* Stated problem: Do not include the pictures; repeat the rest of the data exactly.

## Begin

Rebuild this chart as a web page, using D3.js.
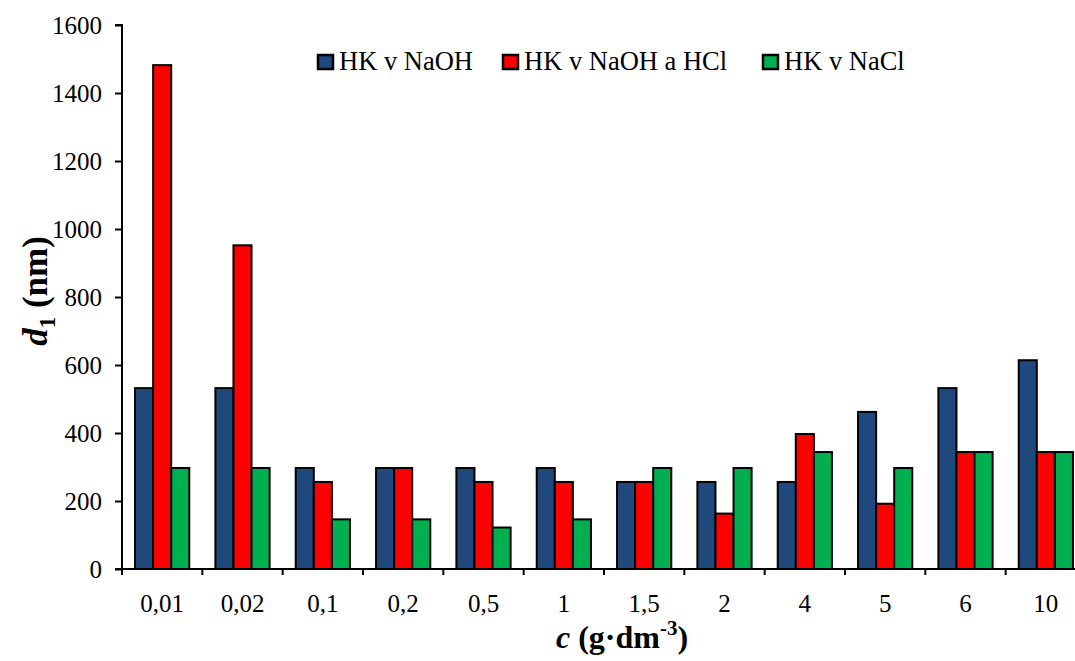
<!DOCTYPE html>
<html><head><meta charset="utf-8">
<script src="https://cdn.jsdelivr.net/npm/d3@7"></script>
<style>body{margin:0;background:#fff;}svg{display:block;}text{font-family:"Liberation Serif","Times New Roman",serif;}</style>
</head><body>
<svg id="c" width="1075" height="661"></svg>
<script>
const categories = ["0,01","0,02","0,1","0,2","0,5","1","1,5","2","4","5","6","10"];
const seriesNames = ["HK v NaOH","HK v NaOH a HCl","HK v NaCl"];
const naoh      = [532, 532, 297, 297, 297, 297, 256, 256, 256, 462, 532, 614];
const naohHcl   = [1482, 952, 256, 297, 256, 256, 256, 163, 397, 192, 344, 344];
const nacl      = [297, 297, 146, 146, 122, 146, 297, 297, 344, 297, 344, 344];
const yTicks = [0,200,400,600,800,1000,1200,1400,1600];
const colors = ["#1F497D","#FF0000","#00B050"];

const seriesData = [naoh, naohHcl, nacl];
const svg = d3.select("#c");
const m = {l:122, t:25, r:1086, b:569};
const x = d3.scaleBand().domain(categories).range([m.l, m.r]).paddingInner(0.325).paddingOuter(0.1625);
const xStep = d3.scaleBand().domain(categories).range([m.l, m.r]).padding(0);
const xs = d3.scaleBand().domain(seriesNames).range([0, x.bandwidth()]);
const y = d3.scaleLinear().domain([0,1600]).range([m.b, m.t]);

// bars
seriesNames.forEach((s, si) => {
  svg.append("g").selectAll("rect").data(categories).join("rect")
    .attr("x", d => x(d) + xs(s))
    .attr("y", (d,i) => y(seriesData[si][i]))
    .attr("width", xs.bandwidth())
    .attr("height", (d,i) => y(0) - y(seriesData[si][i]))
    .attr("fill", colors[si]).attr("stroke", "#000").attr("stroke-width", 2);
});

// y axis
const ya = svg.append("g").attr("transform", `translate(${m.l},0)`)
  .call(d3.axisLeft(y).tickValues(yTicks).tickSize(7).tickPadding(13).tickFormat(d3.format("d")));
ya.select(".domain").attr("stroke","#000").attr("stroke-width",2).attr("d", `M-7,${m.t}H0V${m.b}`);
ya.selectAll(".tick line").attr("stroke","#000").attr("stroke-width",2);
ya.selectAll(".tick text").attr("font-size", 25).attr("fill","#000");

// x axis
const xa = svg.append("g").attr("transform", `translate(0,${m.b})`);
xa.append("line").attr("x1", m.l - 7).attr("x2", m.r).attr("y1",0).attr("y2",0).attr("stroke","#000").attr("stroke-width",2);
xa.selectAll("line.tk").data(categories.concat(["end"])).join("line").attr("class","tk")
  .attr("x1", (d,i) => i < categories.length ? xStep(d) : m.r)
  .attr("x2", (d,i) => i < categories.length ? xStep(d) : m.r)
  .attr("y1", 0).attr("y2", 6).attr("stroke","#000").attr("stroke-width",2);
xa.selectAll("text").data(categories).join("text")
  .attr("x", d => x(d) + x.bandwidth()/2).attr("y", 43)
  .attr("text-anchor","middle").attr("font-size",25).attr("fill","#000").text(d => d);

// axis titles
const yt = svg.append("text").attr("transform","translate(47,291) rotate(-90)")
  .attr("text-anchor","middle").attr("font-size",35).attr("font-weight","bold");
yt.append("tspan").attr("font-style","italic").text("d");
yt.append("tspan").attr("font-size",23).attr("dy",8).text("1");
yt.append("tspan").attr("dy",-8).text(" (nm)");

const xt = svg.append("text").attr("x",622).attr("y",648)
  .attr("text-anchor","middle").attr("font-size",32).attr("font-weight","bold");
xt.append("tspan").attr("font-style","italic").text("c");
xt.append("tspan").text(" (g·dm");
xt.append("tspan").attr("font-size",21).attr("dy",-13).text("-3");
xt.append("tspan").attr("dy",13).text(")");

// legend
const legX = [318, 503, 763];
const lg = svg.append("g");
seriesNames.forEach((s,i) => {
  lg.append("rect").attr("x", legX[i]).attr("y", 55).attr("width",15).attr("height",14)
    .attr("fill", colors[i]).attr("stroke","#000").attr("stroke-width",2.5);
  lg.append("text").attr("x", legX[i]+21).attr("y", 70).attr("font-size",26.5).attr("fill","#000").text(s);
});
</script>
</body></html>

## End

* Reply:
Rebuild this chart as a web page, using D3.js.
<!DOCTYPE html>
<html><head><meta charset="utf-8">
<script src="https://cdn.jsdelivr.net/npm/d3@7"></script>
<style>body{margin:0;background:#fff;}svg{display:block;}text{font-family:"Liberation Serif","Times New Roman",serif;}</style>
</head><body>
<svg id="c" width="1075" height="661"></svg>
<script>
const categories = ["0,01","0,02","0,1","0,2","0,5","1","1,5","2","4","5","6","10"];
const seriesNames = ["HK v NaOH","HK v NaOH a HCl","HK v NaCl"];
const naoh      = [532, 532, 297, 297, 297, 297, 256, 256, 256, 462, 532, 614];
const naohHcl   = [1482, 952, 256, 297, 256, 256, 256, 163, 397, 192, 344, 344];
const nacl      = [297, 297, 146, 146, 122, 146, 297, 297, 344, 297, 344, 344];
const yTicks = [0,200,400,600,800,1000,1200,1400,1600];
const colors = ["#1F497D","#FF0000","#00B050"];

const seriesData = [naoh, naohHcl, nacl];
const svg = d3.select("#c");
const m = {l:122, t:25, r:1086, b:569};
const x = d3.scaleBand().domain(categories).range([m.l, m.r]).paddingInner(0.325).paddingOuter(0.1625);
const xStep = d3.scaleBand().domain(categories).range([m.l, m.r]).padding(0);
const xs = d3.scaleBand().domain(seriesNames).range([0, x.bandwidth()]);
const y = d3.scaleLinear().domain([0,1600]).range([m.b, m.t]);

// bars
seriesNames.forEach((s, si) => {
  svg.append("g").selectAll("rect").data(categories).join("rect")
    .attr("x", d => x(d) + xs(s))
    .attr("y", (d,i) => y(seriesData[si][i]))
    .attr("width", xs.bandwidth())
    .attr("height", (d,i) => y(0) - y(seriesData[si][i]))
    .attr("fill", colors[si]).attr("stroke", "#000").attr("stroke-width", 2);
});

// y axis
const ya = svg.append("g").attr("transform", `translate(${m.l},0)`)
  .call(d3.axisLeft(y).tickValues(yTicks).tickSize(7).tickPadding(13).tickFormat(d3.format("d")));
ya.select(".domain").attr("stroke","#000").attr("stroke-width",2).attr("d", `M-7,${m.t}H0V${m.b}`);
ya.selectAll(".tick line").attr("stroke","#000").attr("stroke-width",2);
ya.selectAll(".tick text").attr("font-size", 25).attr("fill","#000");

// x axis
const xa = svg.append("g").attr("transform", `translate(0,${m.b})`);
xa.append("line").attr("x1", m.l - 7).attr("x2", m.r).attr("y1",0).attr("y2",0).attr("stroke","#000").attr("stroke-width",2);
xa.selectAll("line.tk").data(categories.concat(["end"])).join("line").attr("class","tk")
  .attr("x1", (d,i) => i < categories.length ? xStep(d) : m.r)
  .attr("x2", (d,i) => i < categories.length ? xStep(d) : m.r)
  .attr("y1", 0).attr("y2", 6).attr("stroke","#000").attr("stroke-width",2);
xa.selectAll("text").data(categories).join("text")
  .attr("x", d => x(d) + x.bandwidth()/2).attr("y", 43)
  .attr("text-anchor","middle").attr("font-size",25).attr("fill","#000").text(d => d);

// axis titles
const yt = svg.append("text").attr("transform","translate(47,291) rotate(-90)")
  .attr("text-anchor","middle").attr("font-size",35).attr("font-weight","bold");
yt.append("tspan").attr("font-style","italic").text("d");
yt.append("tspan").attr("font-size",23).attr("dy",8).text("1");
yt.append("tspan").attr("dy",-8).text(" (nm)");

const xt = svg.append("text").attr("x",622).attr("y",648)
  .attr("text-anchor","middle").attr("font-size",32).attr("font-weight","bold");
xt.append("tspan").attr("font-style","italic").text("c");
xt.append("tspan").text(" (g·dm");
xt.append("tspan").attr("font-size",21).attr("dy",-13).text("-3");
xt.append("tspan").attr("dy",13).text(")");

// legend
const legX = [318, 503, 763];
const lg = svg.append("g");
seriesNames.forEach((s,i) => {
  lg.append("rect").attr("x", legX[i]).attr("y", 55).attr("width",15).attr("height",14)
    .attr("fill", colors[i]).attr("stroke","#000").attr("stroke-width",2.5);
  lg.append("text").attr("x", legX[i]+21).attr("y", 70).attr("font-size",26.5).attr("fill","#000").text(s);
});
</script>
</body></html>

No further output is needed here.